Come non cogliere poi nel suo discorso l’importanza dell’affermazione del concetto di “acqua, bene comune non privatizzabile”, certamente una netta differenziazione rispetto agli slogan veltroniani sulle privatizzazioni e le liberalizzazioni dei servizi pubblici locali, che hanno nel ministro Lanzillotta l’alfiere governativo. E tuttavia come mettere insieme il discorso sul “bene acqua” e il profilo di un ente come Abbanoa, strutturalmente votato ad una privatizzazione o comunque ad una gestione privatistica?
In definitiva, anche nella proposta di Soru, rimane a nostro avviso un limite principale, che è poi la caratteristica strutturale del progetto del Pd, ovvero una totale identificazione tra partito e ruolo di governo.

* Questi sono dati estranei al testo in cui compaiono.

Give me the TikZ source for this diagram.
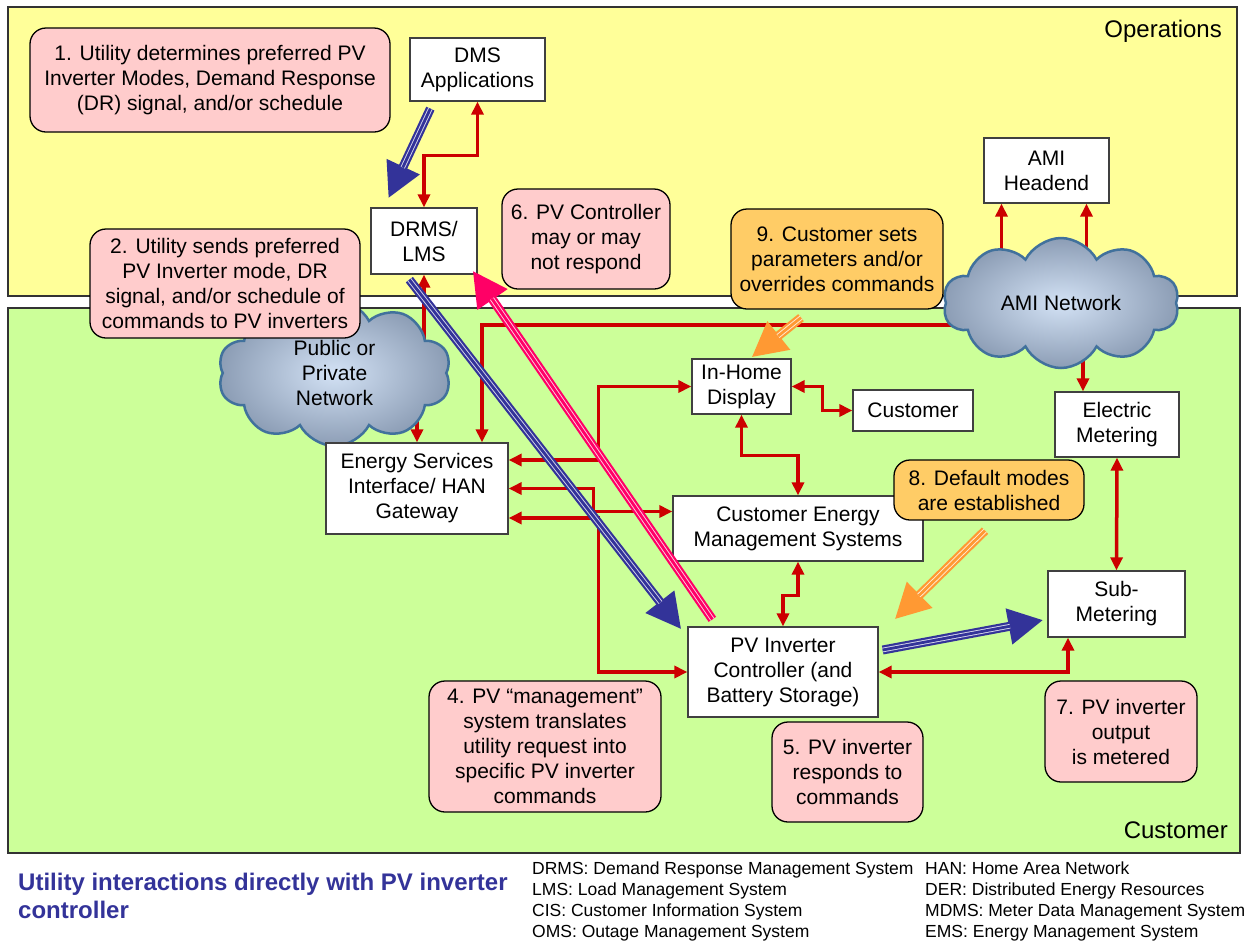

Il Pd è costitutivamente un partito-macchina elettorale, una monoposto da competizione da riporre in garage quando il pilota arriva alla guida della fuoriserie-governo. Un partito di massa, come tutti si affannano a definirlo a partire dal governatore, ma la cui massa deve acconciarsi ad un lungo letargo tra una elezione e l’altra. Da questo punto di vista fa un poco sorridere vedere i membri dell’apparato veltroniano regionale lanciare allarmi sui pericoli dell’uomo solo al comando (lo stesso uomo che, sorvolando su ogni passaggio democratico, era stato ricandidato per il 2009 in maniera plebiscitaria dal palco dell’ultimo congresso regionale DS della primavera scorsa). Probabilmente la questione è che quell’uomo, nel bene e nel male, rischia di portar loro via il giocattolo che con tanto impegno si sono costruiti in questi anni.